Mindfulness is worth revisiting whenever your life conditions change or your current practice stops matching your needs. You do not need to reinvent everything. You just need to ask better questions at the right time.
Revisit your practice when stress changes shape
A breathing-based approach may work well during a busy work season, but later you may need more support with sleep, emotional overload, or digital distraction. If your main stressor changes, update your method.
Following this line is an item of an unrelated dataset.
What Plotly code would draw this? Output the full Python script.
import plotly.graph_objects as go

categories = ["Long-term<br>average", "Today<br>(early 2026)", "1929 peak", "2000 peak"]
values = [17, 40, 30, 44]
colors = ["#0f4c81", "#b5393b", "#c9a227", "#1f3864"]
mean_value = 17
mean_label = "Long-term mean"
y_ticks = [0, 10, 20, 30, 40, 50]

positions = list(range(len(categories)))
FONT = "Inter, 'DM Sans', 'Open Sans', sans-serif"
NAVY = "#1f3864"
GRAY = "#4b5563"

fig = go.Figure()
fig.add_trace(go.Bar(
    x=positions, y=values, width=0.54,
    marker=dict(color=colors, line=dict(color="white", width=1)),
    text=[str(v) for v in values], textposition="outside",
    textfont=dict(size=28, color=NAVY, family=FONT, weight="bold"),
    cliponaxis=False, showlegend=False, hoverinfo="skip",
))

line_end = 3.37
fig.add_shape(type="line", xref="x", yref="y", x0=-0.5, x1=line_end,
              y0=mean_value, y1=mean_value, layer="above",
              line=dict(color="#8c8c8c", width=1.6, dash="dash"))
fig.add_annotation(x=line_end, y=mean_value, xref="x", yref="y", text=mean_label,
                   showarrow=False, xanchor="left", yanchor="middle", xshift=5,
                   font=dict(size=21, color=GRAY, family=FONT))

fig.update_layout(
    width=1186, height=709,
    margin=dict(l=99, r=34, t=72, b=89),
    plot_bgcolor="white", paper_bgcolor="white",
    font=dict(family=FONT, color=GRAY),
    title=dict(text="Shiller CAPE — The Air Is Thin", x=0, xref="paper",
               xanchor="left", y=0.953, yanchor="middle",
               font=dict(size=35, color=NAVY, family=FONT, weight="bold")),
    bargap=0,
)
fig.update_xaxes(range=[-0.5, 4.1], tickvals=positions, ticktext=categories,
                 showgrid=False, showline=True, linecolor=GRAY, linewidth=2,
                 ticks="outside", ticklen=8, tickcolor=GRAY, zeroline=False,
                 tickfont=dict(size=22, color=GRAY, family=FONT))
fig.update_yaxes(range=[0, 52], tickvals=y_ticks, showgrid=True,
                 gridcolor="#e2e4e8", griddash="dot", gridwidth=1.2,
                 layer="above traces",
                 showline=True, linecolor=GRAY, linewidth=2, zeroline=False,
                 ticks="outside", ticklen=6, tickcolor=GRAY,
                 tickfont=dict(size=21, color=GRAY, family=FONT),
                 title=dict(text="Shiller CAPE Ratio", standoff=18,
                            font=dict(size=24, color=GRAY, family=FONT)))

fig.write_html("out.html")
A useful rule is to match the practice to the friction:
- Racing mind: breath counting or sound awareness
- Body tension: body scan or mindful stretching
- Screen overload: mindful pauses before device use
- Emotional spillover: noticing and naming exercises plus journaling
Revisit when your practice feels stale
If mindfulness becomes mechanical, change one variable:
- Shift from sitting practice to walking practice
- Shorten the duration but increase frequency
- Add a prompt to your mood journal
- Pair the habit with a different cue in your day
Beginners often assume boredom means the practice has stopped working. More often, it means the routine needs a small adjustment.
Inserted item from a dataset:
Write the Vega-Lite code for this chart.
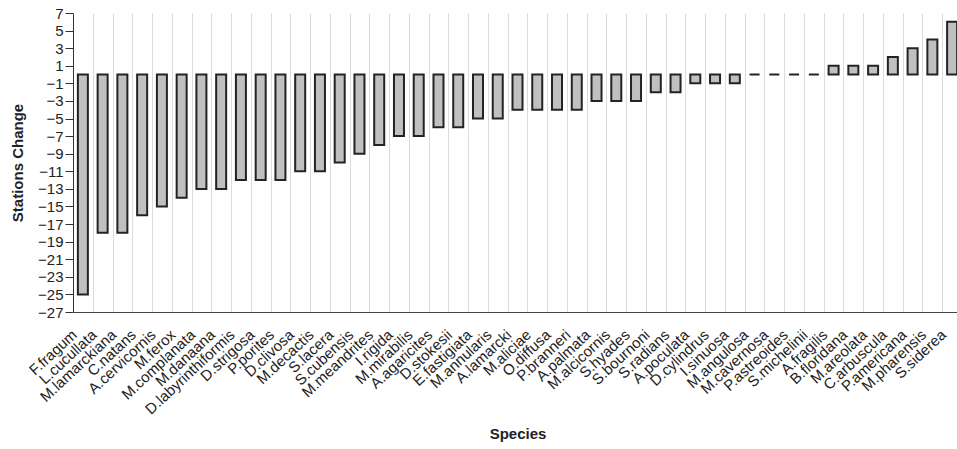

Revisit when new tools or standards appear
As new mindfulness tools, apps, and self-care tools online appear, use a simple filter: does this tool make the practice clearer, more consistent, or more grounded in everyday life? If not, it may just add noise. It is better to use one good timer, one simple journal method, or one short guided practice than to collect too many systems.
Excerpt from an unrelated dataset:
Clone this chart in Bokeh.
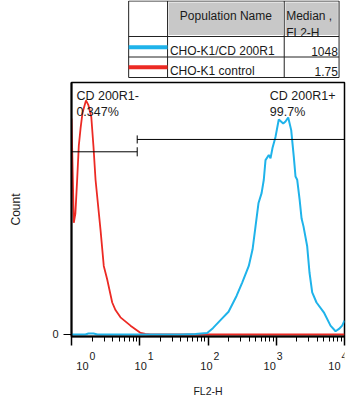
from bokeh.plotting import figure
from bokeh.layouts import column
from bokeh.models import Range1d, FixedTicker, Label, CustomJSTickFormatter
from bokeh.core.properties import value
from bokeh.embed import file_html
from bokeh.resources import INLINE

FONT = "Liberation Sans"
TXT = "#1a1a1a"

# ---------------- data ----------------
# CHO-K1/CD 200R1 histogram (FL2-H, count scaled 0-100)
blue_x = [1.0, 1.6, 1.77, 2.1, 2.4, 5.2, 14.4, 39.5, 65.6, 97.3, 118, 150, 200,
          262, 317, 396, 450, 497, 550, 610, 657, 696, 778, 824, 881, 975,
          1089, 1265, 1367, 1497, 1656, 1808, 1915, 2028, 2200, 2350, 2507,
          2840, 3069, 3363, 3890, 4975, 6237, 7400, 8300, 9250, 10000]
blue_y = [0, 0, 0.4, 0.4, 0, 0, 0, 0, 0.2, 0.6, 2.5, 5.5, 9.0,
          15.3, 20.6, 27.2, 33.8, 42.9, 52.2, 56.1, 61.4, 69.2, 71.2, 69.9, 74.0, 78.4,
          85.3, 83.7, 84.5, 86.1, 81.1, 70.5, 62.7, 61.4, 53.5, 46.0, 42.9,
          35.0, 24.6, 16.7, 12.7, 8.8, 3.5, 1.3, 2.2, 3.5, 5.5]

# CHO-K1 control histogram
red_x = [1.0, 1.08, 1.14, 1.21, 1.28, 1.36, 1.45, 1.63, 1.77, 1.95, 2.1,
         2.25, 2.66, 2.97, 3.33, 3.95, 4.41, 5.22, 7.32, 10.3, 12.1, 14.4, 10000]
red_y = [85.7, 44.3, 48.0, 61.4, 75.0, 82.0, 88.0, 92.9, 91.0, 86.3, 74.5,
         61.4, 41.6, 27.2, 21.9, 12.7, 9.7, 6.8, 3.5, 0.6, 0.2, 0, 0]

populations = ["CHO-K1/CD 200R1", "CHO-K1 control"]
medians = ["1048", "1.75"]
series_colors = ["#1fb3ea", "#ec2a24"]

gate_names = ["CD 200R1-", "CD 200R1+"]
gate_pcts = ["0.347%", "99.7%"]
gate_lo = [1, 9.18]
gate_hi = [9.18, 10000]
gate_level = [72.5, 77.4]
gate_label_x = [1.18, 805]

x_exponents = [0, 1, 2, 3, 4]
x_label_shift = [17, 7, 4.5, -0.5, -4]

# ---------------- table ----------------
t = figure(width=351, height=80, x_range=Range1d(0, 351), y_range=Range1d(80, 0),
           toolbar_location=None, output_backend="svg", min_border=0,
           x_axis_location=None, y_axis_location=None, outline_line_color=None)
t.grid.visible = False
cx = [73.5, 123.5, 273.5, 344]
ry = [0.5, 36, 56.5, 77]
t.quad(left=[cx[1] + 1.5, cx[2] + 1.5], right=[cx[2] - 1.5, cx[3] - 1.5],
       top=[ry[0] + 1.5] * 2, bottom=[ry[1] - 1.5] * 2,
       fill_color="#c8c8c8", line_color=None)
t.segment(x0=[cx[0]] * 4, x1=[cx[3]] * 4, y0=ry, y1=ry, line_color="#222", line_width=1)
t.segment(x0=cx, x1=cx, y0=[ry[0]] * 4, y1=[ry[3]] * 4, line_color="#222", line_width=1)
row_mid = [(ry[1] + ry[2]) / 2 + 0.5, (ry[2] + ry[3]) / 2]
t.segment(x0=[cx[0]] * 2, x1=[cx[1]] * 2, y0=row_mid, y1=row_mid,
          line_color=series_colors, line_width=4)
t.text(x=[(cx[1] + cx[2]) / 2], y=[15], text=["Population Name"], text_align="center",
       text_baseline="alphabetic", text_font=value(FONT), text_font_size="12px", text_color=TXT)
t.text(x=[cx[2] + 2.5, cx[2] + 2.5], y=[15, 32.5], text=["Median ,", "FL2-H"],
       text_align="left", text_baseline="alphabetic", text_font=value(FONT),
       text_font_size="12px", text_color=TXT)
t.text(x=[cx[1] + 3] * 2, y=[r + 4 for r in row_mid], text=populations, text_align="left",
       text_baseline="alphabetic", text_font=value(FONT), text_font_size="12px", text_color=TXT)
t.text(x=[cx[3] - 1.5] * 2, y=[r + 4 for r in row_mid], text=medians, text_align="right",
       text_baseline="alphabetic", text_font=value(FONT), text_font_size="12px", text_color=TXT)

# ---------------- histogram ----------------
xr = Range1d(1, 1e4)
p = figure(width=351, height=266, x_axis_type="log", x_range=xr,
           y_range=Range1d(-0.8, 100), toolbar_location=None, output_backend="svg",
           min_border_left=71, min_border_right=7, min_border_top=2, min_border_bottom=10)
p.grid.visible = False
p.outline_line_color = "black"
p.outline_line_width = 1.5

p.line(red_x, red_y, line_color=series_colors[1], line_width=1.8)
p.line(blue_x, blue_y, line_color=series_colors[0], line_width=2)

p.segment(x0=gate_lo, x1=gate_hi, y0=gate_level, y1=gate_level, line_color="black", line_width=1)
p.segment(x0=[gate_hi[0], gate_lo[1]], x1=[gate_hi[0], gate_lo[1]],
          y0=[gate_level[0] - 1.8, gate_level[1] - 1.6],
          y1=[gate_level[0] + 1.8, gate_level[1] + 1.6], line_color="black", line_width=1)

for gx, name, pct in zip(gate_label_x, gate_names, gate_pcts):
    p.add_layout(Label(x=gx, y=94.8, text=name, text_font=FONT, text_font_size="12.5px",
                       text_color=TXT, text_baseline="alphabetic"))
    p.add_layout(Label(x=gx, y=88.2, text=pct, text_font=FONT, text_font_size="12.5px",
                       text_color=TXT, text_baseline="alphabetic"))

xa = p.xaxis[0]
xa.ticker = FixedTicker(ticks=[10 ** k for k in x_exponents],
                        minor_ticks=[m * 10 ** k for k in x_exponents[:-1] for m in range(2, 10)])
xa.formatter = CustomJSTickFormatter(code="return ''")
xa.major_label_text_font_size = "1px"
xa.major_label_standoff = 0
xa.major_tick_out = 9
xa.major_tick_in = 0
xa.minor_tick_out = 5
xa.minor_tick_in = 0
xa.axis_line_width = 2
xa.major_tick_line_width = 1.5
xa.major_tick_line_color = "black"
xa.minor_tick_line_color = "black"

ya = p.yaxis[0]
ya.ticker = FixedTicker(ticks=[0])
ya.major_tick_out = 8
ya.major_tick_in = 0
ya.minor_tick_out = 0
ya.axis_line_width = 2
ya.major_label_text_font = FONT
ya.major_label_text_font_size = "11px"
ya.major_label_text_color = TXT
ya.major_label_standoff = 5
ya.axis_label = "Count"
ya.axis_label_text_font = FONT
ya.axis_label_text_font_size = "12px"
ya.axis_label_text_font_style = "normal"
ya.axis_label_text_color = TXT
ya.axis_label_standoff = 26

# ---------------- x tick labels + axis title (shares the x scale) ----------------
lab = figure(width=351, height=55, x_axis_type="log", x_range=xr, y_range=Range1d(0, 30),
             toolbar_location=None, output_backend="svg", y_axis_location=None,
             min_border_left=71, min_border_right=7, min_border_top=0, min_border_bottom=25,
             outline_line_color=None)
lab.grid.visible = False
tick_vals = [10 ** k for k in x_exponents]
lab.text(x=tick_vals, y=[11] * len(tick_vals), text=["10"] * len(tick_vals),
         x_offset=x_label_shift, text_align="right", text_baseline="alphabetic",
         text_font=value(FONT), text_font_size="11px", text_color=TXT)
lab.text(x=tick_vals, y=[21] * len(tick_vals), text=[str(k) for k in x_exponents],
         x_offset=[s + 1 for s in x_label_shift], text_align="left", text_baseline="alphabetic",
         text_font=value(FONT), text_font_size="10.5px", text_color=TXT)
la = lab.xaxis[0]
la.ticker = FixedTicker(ticks=[])
la.axis_line_color = None
la.major_tick_out = 0
la.major_tick_in = 0
la.minor_tick_out = 0
la.major_label_standoff = 0
la.axis_label = "FL2-H"
la.axis_label_text_font = FONT
la.axis_label_text_font_size = "10.5px"
la.axis_label_text_font_style = "normal"
la.axis_label_text_color = TXT
la.axis_label_standoff = 8

layout = column(t, p, lab)
open("out.html", "w").write(file_html(layout, INLINE))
If you are evaluating wellness products or methods, keep your standards calm and practical. Look for clear instructions, realistic claims, and whether the tool helps you practice regularly rather than promising total transformation overnight. For a broader framework on evaluating wellness claims, see Trust vs Hype: How to Demand Evidence from Wellness Products Without Becoming Cynical.
A practical next-step plan
If you want to begin today, use this seven-day starter plan:
- Day 1: Sit for one minute and follow five breaths.
- Day 2: Repeat, then write one sentence about how you felt.
- Day 3: Add one mindful walk between tasks.
- Day 4: Pause before checking your phone and name the urge.
- Day 5: Use a one-minute breathing reset before a stressful task.
- Day 6: Try a two-minute body scan before bed.
- Day 7: Review: Which practice felt easiest? Which felt most helpful?
Then keep only the two practices you are most likely to repeat. That is your real starting point.
Mindfulness for beginners does not need to be spiritual, complicated, or time-consuming. It needs to be usable. Start with one short practice, repeat it in a real part of your day, and let awareness become a support for better choices. Over time, that is how simple mindfulness exercises turn into stable mindfulness habits.
If you want to build on this foundation, a useful next step is combining mindfulness with complementary routines such as breathwork, journaling, or structured stress relief tools. You may also find it helpful to strengthen related areas like confidence and self-trust through Confidence Building Exercises You Can Do in 10 Minutes a Day. The goal is not to do everything. The goal is to create a calmer, clearer way to meet your life as it is.